Information supplied =
......
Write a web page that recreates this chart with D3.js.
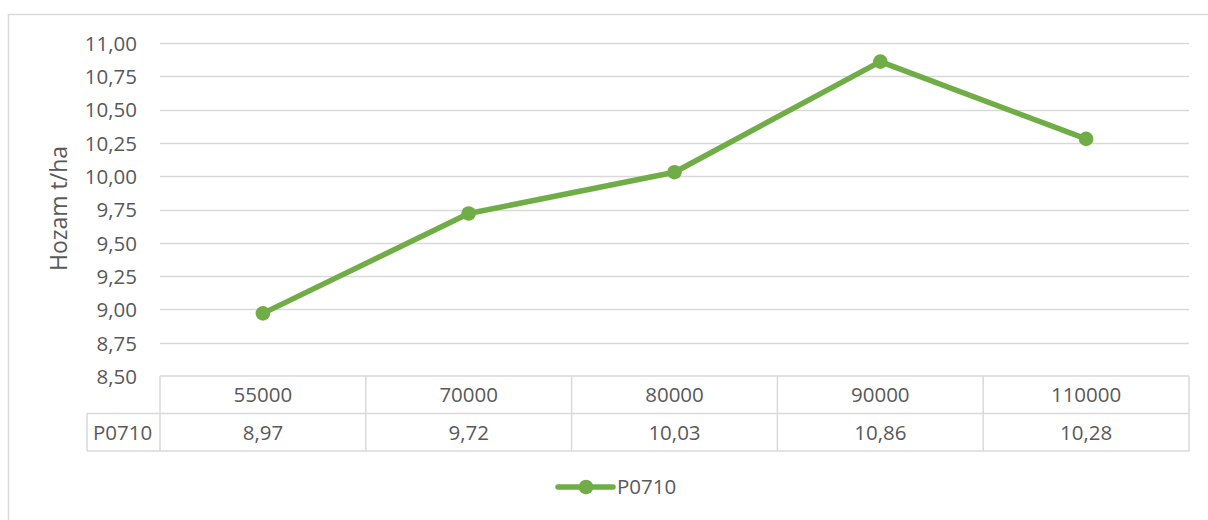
<!DOCTYPE html>
<html>
<head>
<meta charset="utf-8">
<script src="https://cdn.jsdelivr.net/npm/d3@7"></script>
<style>
  html, body { margin: 0; padding: 0; background: #fff; }
  svg text { font-family: "Open Sans", "Noto Sans", sans-serif; fill: #595959; }
</style>
</head>
<body>
<div id="viz"></div>
<script>
// values
var categories = ["55000", "70000", "80000", "90000", "110000"];
var seriesName = "P0710";
var seriesValues = [8.97, 9.72, 10.03, 10.86, 10.28];
var yTicks = [8.5, 8.75, 9, 9.25, 9.5, 9.75, 10, 10.25, 10.5, 10.75, 11];

var W = 1208, H = 520;
var plotLeft = 160, plotRight = 1189, plotTop = 43, plotBottom = 376;
var rowH = 37.5;
var tableLeft = 87;
var green = "#70AD47", grid = "#D9D9D9";
var fs = "20.5px";

var fmt = function(v) { return d3.format(".2f")(v).replace(".", ","); };

var svg = d3.select("#viz").append("svg")
    .attr("width", W).attr("height", H);

// chart border (right/bottom run off the picture)
svg.append("rect")
    .attr("x", 8.5).attr("y", 14.5)
    .attr("width", W + 10).attr("height", H + 10)
    .attr("fill", "none").attr("stroke", grid).attr("stroke-width", 1.5);

var x = d3.scaleBand().domain(categories).range([plotLeft, plotRight]);
var y = d3.scaleLinear().domain([8.5, 11]).range([plotBottom, plotTop]);

// gridlines
svg.append("g").selectAll("line")
    .data(yTicks.filter(function(t) { return t > 8.5; }))
    .join("line")
    .attr("x1", plotLeft).attr("x2", plotRight)
    .attr("y1", function(d) { return Math.round(y(d)) + 0.5; })
    .attr("y2", function(d) { return Math.round(y(d)) + 0.5; })
    .attr("stroke", grid).attr("stroke-width", 1.5);

// y axis labels
var yAxis = svg.append("g")
    .attr("transform", "translate(" + (plotLeft - 23) + ",0)")
    .call(d3.axisLeft(y).tickValues(yTicks).tickFormat(fmt).tickSize(0).tickPadding(0));
yAxis.select(".domain").remove();
yAxis.selectAll("text").style("font-size", fs).attr("dy", "0.36em");

// axis title
svg.append("text")
    .attr("transform", "translate(67," + ((plotTop + plotBottom) / 2 - 1) + ") rotate(-90)")
    .attr("text-anchor", "middle")
    .style("font-size", "23px")
    .text("Hozam t/ha");

// data table
var table = svg.append("g").attr("fill", "none").attr("stroke", grid).attr("stroke-width", 1.5);
table.append("line").attr("x1", plotLeft).attr("x2", plotRight).attr("y1", plotBottom).attr("y2", plotBottom);
table.append("line").attr("x1", tableLeft).attr("x2", plotRight).attr("y1", plotBottom + rowH).attr("y2", plotBottom + rowH);
table.append("line").attr("x1", tableLeft).attr("x2", plotRight).attr("y1", plotBottom + 2 * rowH).attr("y2", plotBottom + 2 * rowH);
table.append("line").attr("x1", tableLeft).attr("x2", tableLeft).attr("y1", plotBottom + rowH).attr("y2", plotBottom + 2 * rowH);
table.selectAll("line.v").data(categories.concat(["end"])).join("line")
    .attr("class", "v")
    .attr("x1", function(d, i) { return plotLeft + i * x.bandwidth(); })
    .attr("x2", function(d, i) { return plotLeft + i * x.bandwidth(); })
    .attr("y1", plotBottom).attr("y2", plotBottom + 2 * rowH);

svg.append("g").selectAll("text").data(categories).join("text")
    .attr("x", function(d) { return x(d) + x.bandwidth() / 2; })
    .attr("y", plotBottom + rowH / 2)
    .attr("dy", "0.36em").attr("text-anchor", "middle")
    .style("font-size", fs)
    .text(function(d) { return d; });

svg.append("g").selectAll("text").data(seriesValues).join("text")
    .attr("x", function(d, i) { return x(categories[i]) + x.bandwidth() / 2; })
    .attr("y", plotBottom + rowH * 1.5)
    .attr("dy", "0.36em").attr("text-anchor", "middle")
    .style("font-size", fs)
    .text(fmt);

svg.append("text")
    .attr("x", (tableLeft + plotLeft) / 2 - 1).attr("y", plotBottom + rowH * 1.5)
    .attr("dy", "0.36em").attr("text-anchor", "middle")
    .style("font-size", fs)
    .text(seriesName);

// series line + markers
var line = d3.line()
    .x(function(d, i) { return x(categories[i]) + x.bandwidth() / 2; })
    .y(function(d) { return y(d); });

svg.append("path").datum(seriesValues)
    .attr("d", line)
    .attr("fill", "none").attr("stroke", green)
    .attr("stroke-width", 5.5).attr("stroke-linejoin", "round").attr("stroke-linecap", "round");

svg.append("g").selectAll("circle").data(seriesValues).join("circle")
    .attr("cx", function(d, i) { return x(categories[i]) + x.bandwidth() / 2; })
    .attr("cy", function(d) { return y(d); })
    .attr("r", 7.3).attr("fill", green);

// legend
var lg = svg.append("g").attr("transform", "translate(558,487)");
lg.append("line").attr("x1", 0).attr("x2", 55).attr("y1", 0).attr("y2", 0)
    .attr("stroke", green).attr("stroke-width", 5.5).attr("stroke-linecap", "round");
lg.append("circle").attr("cx", 28).attr("cy", 0).attr("r", 7.3).attr("fill", green);
lg.append("text").attr("x", 59).attr("y", 0).attr("dy", "0.36em")
    .style("font-size", fs).text(seriesName);
</script>
</body>
</html>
......
Work to be completed =
The data above should be repeated exactly, minus any pictures.

Output of the exercise =
Write a web page that recreates this chart with D3.js.
<!DOCTYPE html>
<html>
<head>
<meta charset="utf-8">
<script src="https://cdn.jsdelivr.net/npm/d3@7"></script>
<style>
  html, body { margin: 0; padding: 0; background: #fff; }
  svg text { font-family: "Open Sans", "Noto Sans", sans-serif; fill: #595959; }
</style>
</head>
<body>
<div id="viz"></div>
<script>
// values
var categories = ["55000", "70000", "80000", "90000", "110000"];
var seriesName = "P0710";
var seriesValues = [8.97, 9.72, 10.03, 10.86, 10.28];
var yTicks = [8.5, 8.75, 9, 9.25, 9.5, 9.75, 10, 10.25, 10.5, 10.75, 11];

var W = 1208, H = 520;
var plotLeft = 160, plotRight = 1189, plotTop = 43, plotBottom = 376;
var rowH = 37.5;
var tableLeft = 87;
var green = "#70AD47", grid = "#D9D9D9";
var fs = "20.5px";

var fmt = function(v) { return d3.format(".2f")(v).replace(".", ","); };

var svg = d3.select("#viz").append("svg")
    .attr("width", W).attr("height", H);

// chart border (right/bottom run off the picture)
svg.append("rect")
    .attr("x", 8.5).attr("y", 14.5)
    .attr("width", W + 10).attr("height", H + 10)
    .attr("fill", "none").attr("stroke", grid).attr("stroke-width", 1.5);

var x = d3.scaleBand().domain(categories).range([plotLeft, plotRight]);
var y = d3.scaleLinear().domain([8.5, 11]).range([plotBottom, plotTop]);

// gridlines
svg.append("g").selectAll("line")
    .data(yTicks.filter(function(t) { return t > 8.5; }))
    .join("line")
    .attr("x1", plotLeft).attr("x2", plotRight)
    .attr("y1", function(d) { return Math.round(y(d)) + 0.5; })
    .attr("y2", function(d) { return Math.round(y(d)) + 0.5; })
    .attr("stroke", grid).attr("stroke-width", 1.5);

// y axis labels
var yAxis = svg.append("g")
    .attr("transform", "translate(" + (plotLeft - 23) + ",0)")
    .call(d3.axisLeft(y).tickValues(yTicks).tickFormat(fmt).tickSize(0).tickPadding(0));
yAxis.select(".domain").remove();
yAxis.selectAll("text").style("font-size", fs).attr("dy", "0.36em");

// axis title
svg.append("text")
    .attr("transform", "translate(67," + ((plotTop + plotBottom) / 2 - 1) + ") rotate(-90)")
    .attr("text-anchor", "middle")
    .style("font-size", "23px")
    .text("Hozam t/ha");

// data table
var table = svg.append("g").attr("fill", "none").attr("stroke", grid).attr("stroke-width", 1.5);
table.append("line").attr("x1", plotLeft).attr("x2", plotRight).attr("y1", plotBottom).attr("y2", plotBottom);
table.append("line").attr("x1", tableLeft).attr("x2", plotRight).attr("y1", plotBottom + rowH).attr("y2", plotBottom + rowH);
table.append("line").attr("x1", tableLeft).attr("x2", plotRight).attr("y1", plotBottom + 2 * rowH).attr("y2", plotBottom + 2 * rowH);
table.append("line").attr("x1", tableLeft).attr("x2", tableLeft).attr("y1", plotBottom + rowH).attr("y2", plotBottom + 2 * rowH);
table.selectAll("line.v").data(categories.concat(["end"])).join("line")
    .attr("class", "v")
    .attr("x1", function(d, i) { return plotLeft + i * x.bandwidth(); })
    .attr("x2", function(d, i) { return plotLeft + i * x.bandwidth(); })
    .attr("y1", plotBottom).attr("y2", plotBottom + 2 * rowH);

svg.append("g").selectAll("text").data(categories).join("text")
    .attr("x", function(d) { return x(d) + x.bandwidth() / 2; })
    .attr("y", plotBottom + rowH / 2)
    .attr("dy", "0.36em").attr("text-anchor", "middle")
    .style("font-size", fs)
    .text(function(d) { return d; });

svg.append("g").selectAll("text").data(seriesValues).join("text")
    .attr("x", function(d, i) { return x(categories[i]) + x.bandwidth() / 2; })
    .attr("y", plotBottom + rowH * 1.5)
    .attr("dy", "0.36em").attr("text-anchor", "middle")
    .style("font-size", fs)
    .text(fmt);

svg.append("text")
    .attr("x", (tableLeft + plotLeft) / 2 - 1).attr("y", plotBottom + rowH * 1.5)
    .attr("dy", "0.36em").attr("text-anchor", "middle")
    .style("font-size", fs)
    .text(seriesName);

// series line + markers
var line = d3.line()
    .x(function(d, i) { return x(categories[i]) + x.bandwidth() / 2; })
    .y(function(d) { return y(d); });

svg.append("path").datum(seriesValues)
    .attr("d", line)
    .attr("fill", "none").attr("stroke", green)
    .attr("stroke-width", 5.5).attr("stroke-linejoin", "round").attr("stroke-linecap", "round");

svg.append("g").selectAll("circle").data(seriesValues).join("circle")
    .attr("cx", function(d, i) { return x(categories[i]) + x.bandwidth() / 2; })
    .attr("cy", function(d) { return y(d); })
    .attr("r", 7.3).attr("fill", green);

// legend
var lg = svg.append("g").attr("transform", "translate(558,487)");
lg.append("line").attr("x1", 0).attr("x2", 55).attr("y1", 0).attr("y2", 0)
    .attr("stroke", green).attr("stroke-width", 5.5).attr("stroke-linecap", "round");
lg.append("circle").attr("cx", 28).attr("cy", 0).attr("r", 7.3).attr("fill", green);
lg.append("text").attr("x", 59).attr("y", 0).attr("dy", "0.36em")
    .style("font-size", fs).text(seriesName);
</script>
</body>
</html>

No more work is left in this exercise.